About the Art of Love or a Film with 14441 Frames (1972)
Karpo Godina
About the Art of Love or a Film with 14441 Frames Karpo Godina Slovenia/Macedonia35mm > digital11 min1972
Originally commissioned by the Yugoslav People’s Army (1945–1992), About the Art of Love or a Film with 14441 Frames has become legendary in global cinema circles. This is partly due to the film’s long-term censorship, but also to the relatively rare frequency with which it was screened before being jointly restored by the Austrian Film Museum and the Slovenian Cinematheque in 2016. Another reason might be the comically violent method through which its military producers attempted to ensure the film’s ultimate destruction and suppression: by literally chopping it to pieces with an ax. As the story goes, based on an early written treatment by the director, Godina was afforded astonishing resources and uncompromised access to complete the project, including thousands of soldiers, dozens of tanks, airplanes, and other military capital designed for “battlefield mobility.” Replete with a playfully subversive soundtrack by the Vranešević Brothers (and accomplices), About the Art of Love was masterfully shot between a military garrison and the adjacent small town of Saramzalino, in what is today known as the Republic of North Macedonia. One can imagine the results the army must have expected from Godina at the time: a propaganda tool of epic proportions, or at least a favourable depiction of the YPA, whose origins can be found in the anti-fascist activities of the Yugoslav Partisans during World War II. Years later Godina quipped: “The army asked me to make an official military film. Instead I made one that said: ‘make love, not war’ … I was able to save one print.”
Streaming Details
This film is available to stream globally.
Program Partners
This film is co-presented with the Slovenian Cinematheque.
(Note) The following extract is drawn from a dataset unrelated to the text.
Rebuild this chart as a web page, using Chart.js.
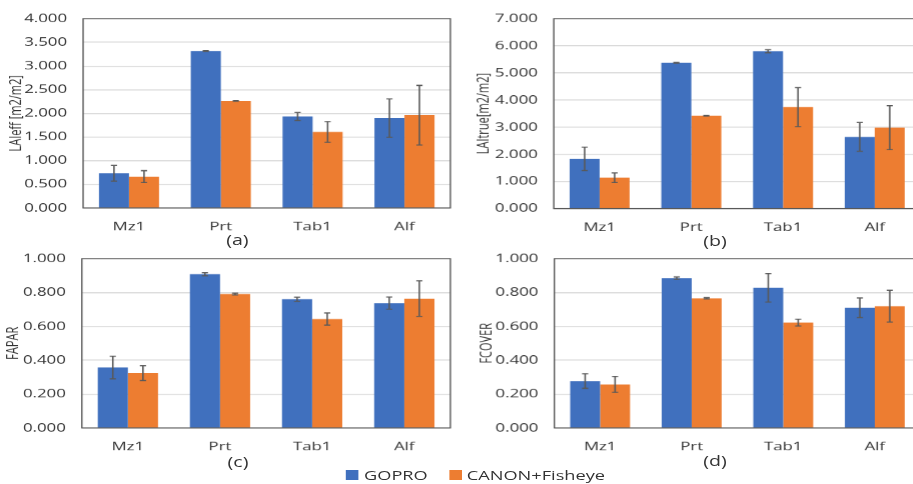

Image credits: all artworks, stills, and portraits courtesy of the artist © Karpo Godina, the Slovenian Cinematheque, and the Austrian Film Museum. Special thanks to Darja Hlavka Godina, Jurij Meden, and Kaja Bohorč.
about the artist
Karpo Godina (Slovenia/Macedonia) is a filmmaker, teacher, and political activist born in Skopje in 1943 to father Viktor Aćimović, a photographer, journalist, bohemian, and revolutionary, and mother Milena Godina, an actress and co-founder of the Macedonian State Theatre. He spent his childhood and adolescence between Skopje and Maribor. He studied film at the Ljubljana Academy for Theatre, Radio, Film and Television. Godina’s films contain an all-permeating sense of playfulness and joy, and a continuous display of unhinged freedom of expression, squarely targeted against all forms of repression. He has worked on 50+ films since the early 1960s, and is considered one of the key representatives of Black Wave cinema, a socio-critical movement that emerged in Yugoslavia in the early 1960s. Extraordinarily prolific, as a cinematographer Godina has shot numerous films that have helped define 20th century European Cinema, including Early Works (1969) and Black Film (1971), both by his long-term friend and collaborator Želimir Žilnik, along with other challenging and subversive titles such as The Role of My Family in the World Revolution (1971) and Life of a Shock Force Worker (1972) by Bato Čengić. His own films, including Universal Sun (1967), Healthy People for Fun (1971), The Raft of the Medusa (1980), Red Boogie (1982), and Artificial Paradise (1990), have been exhibited widely at festivals, museums, and galleries internationally, including Cannes, Berlinale, BFI London Film Festival, Museum of Modern Art, Rotterdam International Film Festival, Centre de Cultura Contemporània de Barcelona, Stanford University, NTU Centre for Contemporary Art Singapore, Slovenian Cinematheque, Austrian Film Museum, Media City Film Festival, National Gallery of Art (Washington), and Lisbon Cinematheque, among others. He received the Prešeren Fund Award (1980), and Grand Prešeren Award for Lifetime Achievement (2006), Slovenia’s highest decoration in the fields of artistic and scientific pursuit. Media City Film Festival’s Chrysalis Fellowship is providing support for a forthcoming feature created in collaboration with Želimir Žilnik. He lives and works with his wife Darja in Slovenia.